Fanning about the work of Rod Serling all over social media. If you enjoy pics, quotes, facts and blog posts about The Twilight Zone, Night Gallery and Serling's other projects, you've come to the right place.

Posted on 02/28/2017, in Twilight Zone and tagged , , , , , . Bookmark the permalink. 22 Comments.

  1. tommy8675309

    I always thought it was Vincent Price doing the voice! Man, who knew someone existed that sounded so much like him.

  2. I’m with Tommy above, I thought it was Vincent Price. Actually, I thought he was under the makeup too. I figured they would have to make him look different or everyone in those days would have known he was evil from the start.

    • Wow, interesting! Again, that never occurred to me, but I get it. It’s a shame Price never was on TZ, though we were lucky enough to have him on two Night Gallery episodes.

  3. Thanks for sharing. I had no idea about the story behind the voices. One of my favorite episodes.

  4. This is a terrific episode, Paul. One of Twilight Zone’s finest, as a matter of fact. So iconic that even the Simpsons paid homage to it. While I love TZ, I really want to watch Night Gallery again. There is one particular episode about a Captain of a ship that is entombed in a rock with a huge harpoon in it that haunts me to this day.
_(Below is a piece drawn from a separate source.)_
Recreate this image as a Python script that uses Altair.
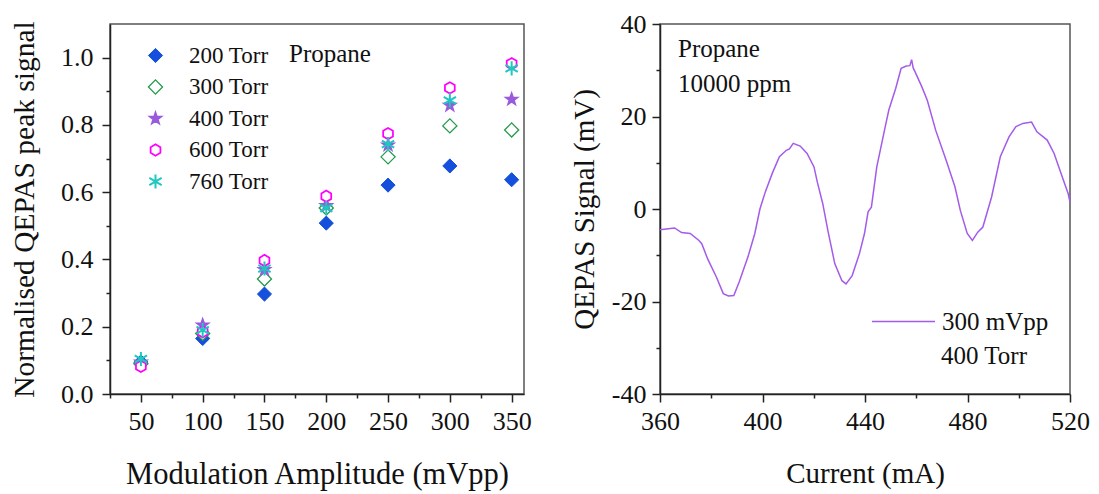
import altair as alt
import pandas as pd

FONT = "Liberation Serif"

# ---------------- left panel data ----------------
amplitude = [50, 100, 150, 200, 250, 300, 350]
pressures = ["200 Torr", "300 Torr", "400 Torr", "600 Torr", "760 Torr"]
sig_200 = [0.095, 0.165, 0.297, 0.508, 0.621, 0.678, 0.637]
sig_300 = [0.090, 0.180, 0.342, 0.553, 0.705, 0.797, 0.785]
sig_400 = [0.095, 0.205, 0.370, 0.560, 0.740, 0.858, 0.876]
sig_600 = [0.082, 0.185, 0.397, 0.588, 0.774, 0.910, 0.982]
sig_760 = [0.104, 0.190, 0.373, 0.553, 0.743, 0.873, 0.968]

# ---------------- right panel data ----------------
current = [360, 365.7, 368.4, 371.8, 375.2, 376.3, 378.6, 382, 384.7, 386.7, 388.8,
           390.9, 394.3, 397, 399, 401.1, 403.8, 406.6, 409.3, 410.5, 412, 414.7,
           417.4, 420.1, 421.4, 423.5, 425.5, 428.2, 431, 432.6, 435, 437.8, 439.8,
           441.2, 442.5, 444.6, 447.9, 449.3, 452, 454.1, 456.1, 457.5, 458.2, 458.8,
           459.5, 462.2, 464.3, 467.6, 471.7, 475.1, 477.2, 479.9, 481.9, 484, 486,
           489.4, 492.8, 496.2, 498.9, 501.6, 505, 507.1, 511.1, 513.8, 517.2, 519.3, 520]
signal = [-4.5, -4.1, -5.1, -5.3, -6.8, -7.5, -10.8, -14.7, -18.3, -18.8, -18.7,
          -15.8, -10.4, -5.3, 0.0, 3.7, 7.7, 11.3, 12.7, 13.0, 14.2, 13.6,
          12.0, 9.1, 5.8, 1.2, -4.6, -11.8, -15.5, -16.2, -14.4, -9.7, -5.3,
          -0.6, 0.4, 9.1, 17.8, 21.4, 26.1, 30.4, 30.9, 31.0, 32.3, 30.5,
          29.7, 26.4, 23.5, 17.0, 10.5, 4.8, -0.3, -5.3, -6.8, -5.0, -3.9,
          2.6, 11.3, 15.6, 17.8, 18.5, 18.8, 16.7, 14.9, 12.0, 6.6, 3.3, 1.5]
line_label = ["300 mVpp"]

# ---------------- styling ----------------
colors = ["#1550DC", "#22994A", "#9A5ADC", "#FF00FF", "#1CC8C0"]
fills = ["#1550DC", "white", "#9A5ADC", "white", "#1CC8C0"]
stroke_widths = [1, 2, 1, 2.5, 2.5]
STAR = ("M0,-0.9L0.212,-0.292L0.856,-0.278L0.342,0.112L0.529,0.728L0,0.36"
        "L-0.529,0.728L-0.342,0.112L-0.856,-0.278L-0.212,-0.292Z")
HEX = "M0,-0.8L0.693,-0.4L0.693,0.4L0,0.8L-0.693,0.4L-0.693,-0.4Z"
AST = "M0,-1L0,1M-0.87,-0.5L0.87,0.5M-0.87,0.5L0.87,-0.5"
shapes = ["diamond", "diamond", STAR, HEX, AST]

rows = []
for p, vals in zip(pressures, [sig_200, sig_300, sig_400, sig_600, sig_760]):
    for a, v in zip(amplitude, vals):
        rows.append({"amp": a, "sig": v, "p": p})
df_left = pd.DataFrame(rows)
df_right = pd.DataFrame({"cur": current, "mv": signal, "s": line_label * len(current)})

W1, W2, H = 414, 410, 370

legend_left = alt.Legend(
    title=None, orient="none", legendX=34, legendY=20, padding=0,
    labelFont=FONT, labelFontSize=23, labelColor="#111", labelOffset=22,
    rowPadding=7.5, symbolStrokeWidth=2, symbolSize=200, symbolOpacity=1,
)

xs_left = alt.Scale(domain=[25, 360], nice=False, zero=False)
ys_left = alt.Scale(domain=[0, 1.1], nice=False, zero=False)

pts = alt.Chart(df_left).mark_point(size=200, opacity=1, fillOpacity=1).encode(
    x=alt.X("amp:Q", scale=xs_left,
            axis=alt.Axis(orient="bottom", values=amplitude, title="Modulation Amplitude (mVpp)",
                          labelPadding=6, titlePadding=25, titleFontSize=30.5)),
    y=alt.Y("sig:Q", scale=ys_left,
            axis=alt.Axis(orient="left", values=[0, 0.2, 0.4, 0.6, 0.8, 1.0],
                          labelExpr="format(datum.value, '.1f')",
                          title="Normalised QEPAS peak signal",
                          labelPadding=9, titlePadding=21, titleFontSize=29.5)),
    shape=alt.Shape("p:N", scale=alt.Scale(domain=pressures, range=shapes), legend=legend_left),
    stroke=alt.Stroke("p:N", scale=alt.Scale(domain=pressures, range=colors), legend=legend_left),
    fill=alt.Fill("p:N", scale=alt.Scale(domain=pressures, range=fills), legend=legend_left),
    strokeWidth=alt.StrokeWidth("p:N", scale=alt.Scale(domain=pressures, range=stroke_widths),
                                legend=None),
)

minor_left = alt.Chart(df_left).mark_point(opacity=0).encode(
    x=alt.X("amp:Q", scale=xs_left,
            axis=alt.Axis(orient="bottom", values=[25, 75, 125, 175, 225, 275, 325],
                          labels=False, title=None, tickSize=4, domain=False)),
    y=alt.Y("sig:Q", scale=ys_left,
            axis=alt.Axis(orient="left", values=[0.1, 0.3, 0.5, 0.7, 0.9],
                          labels=False, title=None, tickSize=4, domain=False)),
)

propane_left = alt.Chart(pd.DataFrame({"t": ["Propane"]})).mark_text(
    font=FONT, fontSize=25, align="left", baseline="middle", color="#111"
).encode(text="t:N", x=alt.value(179), y=alt.value(29.5))

left = alt.layer(minor_left, pts, propane_left).resolve_axis(
    x="independent", y="independent"
).properties(width=W1, height=H)

# ---------------- right panel ----------------
xs_right = alt.Scale(domain=[360, 520], nice=False, zero=False)
ys_right = alt.Scale(domain=[-40, 40], nice=False, zero=False)

line = alt.Chart(df_right).mark_line(strokeWidth=1.5).encode(
    x=alt.X("cur:Q", scale=xs_right,
            axis=alt.Axis(orient="bottom", values=[360, 400, 440, 480, 520], title="Current (mA)",
                          labelPadding=6, titlePadding=25)),
    y=alt.Y("mv:Q", scale=ys_right,
            axis=alt.Axis(orient="left", values=[-40, -20, 0, 20, 40], labelExpr="datum.value",
                          title="QEPAS Signal (mV)", labelPadding=6, titlePadding=12)),
    color=alt.Color("s:N", scale=alt.Scale(domain=line_label, range=["#A35BEA"]),
                    legend=alt.Legend(title=None, orient="none", legendX=211, legendY=265,
                                      padding=0, labelFont=FONT, labelFontSize=25,
                                      labelColor="#111", labelOffset=6,
                                      symbolType="stroke", symbolSize=3969,
                                      symbolStrokeWidth=1.5)),
)

minor_right = alt.Chart(df_right).mark_point(opacity=0).encode(
    x=alt.X("cur:Q", scale=xs_right,
            axis=alt.Axis(orient="bottom", values=[380, 420, 460, 500],
                          labels=False, title=None, tickSize=4, domain=False)),
    y=alt.Y("mv:Q", scale=ys_right,
            axis=alt.Axis(orient="left", values=[-30, -10, 10, 30],
                          labels=False, title=None, tickSize=4, domain=False)),
)

ann = pd.DataFrame({"t": ["Propane", "10000 ppm", "400 Torr"],
                    "px": [18, 18, 281], "py": [25, 60, 332]})
ann_right = alt.Chart(ann).mark_text(
    font=FONT, fontSize=25, align="left", baseline="middle", color="#111"
).encode(text="t:N", x=alt.X("px:Q", scale=None), y=alt.Y("py:Q", scale=None))

right = alt.layer(minor_right, line, ann_right).resolve_axis(
    x="independent", y="independent"
).properties(width=W2, height=H)

chart = alt.hconcat(left, right, spacing=37).resolve_scale(
    color="independent", shape="independent", fill="independent", stroke="independent",
    strokeWidth="independent"
).resolve_legend(
    color="independent", shape="independent", fill="independent", stroke="independent"
).properties(
    padding={"left": 0, "top": 2, "right": 0, "bottom": 0}
).configure_view(stroke="#555", strokeWidth=1.5).configure_axis(
    domainColor="#222", domainWidth=1.5, tickColor="#222", tickWidth=1.5, tickSize=8,
    labelFont=FONT, labelFontSize=26, labelColor="#111", labelFlush=False,
    labelOverlap=False, titleFont=FONT, titleFontSize=29, titleFontWeight="normal",
    titleColor="#111", grid=False,
).configure_point(opacity=1)

chart.save("out.html", embed_options={"renderer": "svg", "actions": False})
    • Yes, the Simpsons parodied TZ so much, they even jumped over and did a Night Gallery send-up one time. Seeing more NG sounds good to me, of course — some of my favorites are listed under the “Night Gallery Tours” tab on my blog.

      As for that episode, I have to admit I’m drawing a blank. There are a couple of NGs that feature a sea-captain character, but the stories have none of the other elements you mentioned. I wonder if you have another show in mind?
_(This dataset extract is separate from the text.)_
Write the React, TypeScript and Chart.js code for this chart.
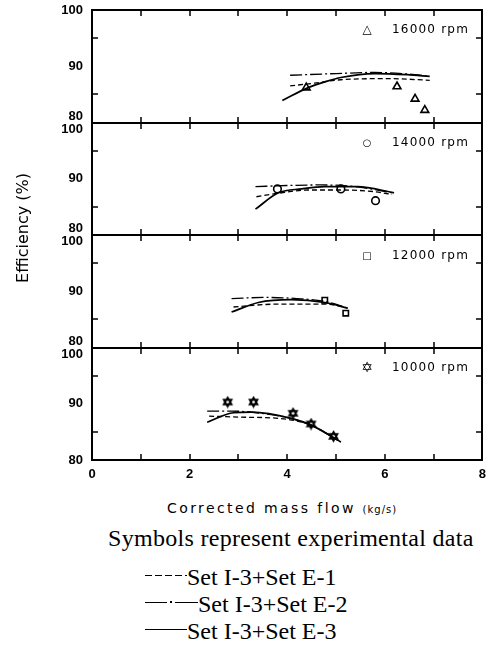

  5. What’s funny is, I re-watched “Man in a Bottle” over the summer, remembering very little about it before I popped in the DVD.. and, lo! and behold, immediately recognized Ruskin AS the voice of the Kanamit. Such an iconic voice.

    • Yes, once you’ve heard him as the Kanamit, it’s hard to hear his voice elsewhere (whether it’s on TZ or some other series) and not think of that episode.

  6. Nice post, Paul! Always wondered if Richard Kiel did that voice over. And it was a great voice from Ruskin! Thanks for…the REST of the story…. :-]

  7. Jonathan Collins

    NG was a wonderful series. Doesn’t get the recognition it deserves!

  8. Hi Paul! Didn’t know about the story of the voices.

    Even those who aren’t Twilight Zone addicts know about “To Serve Man”! A classic!

    I was lucky to meet Richard Kiel at one of the comic conventions in Cleveland many years ago. I let him know how much I enjoyed his performance as the Kanamit. He was very frail, but really nice!

  9. To add to the acknowledgments above regarding the voice and talents of Joseph Ruskin, indeed I could not agree more. Gratefully, I remember many of these early 1960’s TV shows when I was a very small boy. I loved the shows. But certain actors scared the daylights out of me. They played villains (mostly) and being a kid, I did not like them. Mr. Ruskin, Arch Johnson, Theodore Marcuse, to name a few. Now, in hindsight, seeing these shows/episodes again 40-50 years later, I realize the FACT that these individuals were simply, and undeniably, great actors. And, from what is gathered in this day of internet access, they were all very nice people in real life. I wish I could have met them, and thanked them.